Well that was fun evening diving into the code and specs!

TLDR; It looks like the .NET SyndicationFeed parser incorrectly throws an exception when the date uses a single digit day.


The RSS feed for The Talk Show uses single-digit days (when less than 10). The SyndicationFeed parser has no problem with this episode:

<guid>https://daringfireball.net/thetalkshow/2023/06/17/ep-379</guid>
<pubDate>Sat, 17 Jun 2023 19:22:55 EDT</pubDate>

But fails for the next episode:


<guid>https://daringfireball.net/thetalkshow/2023/06/07/ep-378</guid>
<pubDate>Wed, 7 Jun 2023 20:13:43 EDT</pubDate>

with the exception message:

An error was encountered when parsing a DateTime value in the XML.


Diving into the code...

When SyndicationFeed tries load an RSS feed, it first attempts to parse publication dates using the default DateTimeOffset parser. If that doesn't work, it uses DateTimeOffset.TryParseExact with an array of possible date formats based on RFC 822.

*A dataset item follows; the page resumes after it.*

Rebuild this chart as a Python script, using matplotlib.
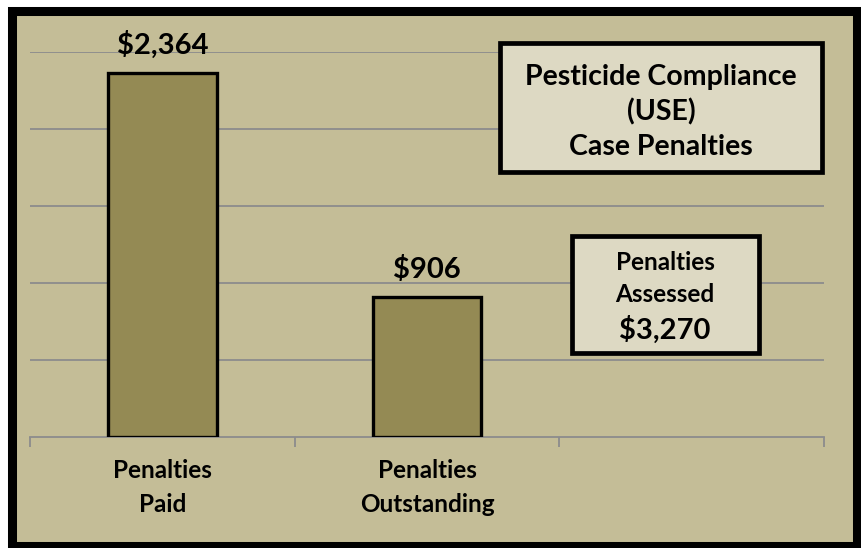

The RSS 2.0 spec does specify that pubDate should conform to RFC 822 (except that years should be 4 digits).

RFC 822 in turn specifies that the date portion of the date-time value be formatted like so:

date        =  1*2DIGIT month 2DIGIT        ; day month year
                                            ;  e.g. 20 Jun 82

where that 1*2DIGIT notation indicates at least 1 and at most 2 digits for the day value. So single-digit dates are valid.

But the parseFormat array includes no formats with single-digit days. This is a bug.

dougwaldron commented 8 months ago
dougwaldron commented 8 months ago
dougwaldron commented 1 month ago

I updated the Sentry.io link in the original description since the old one had expired.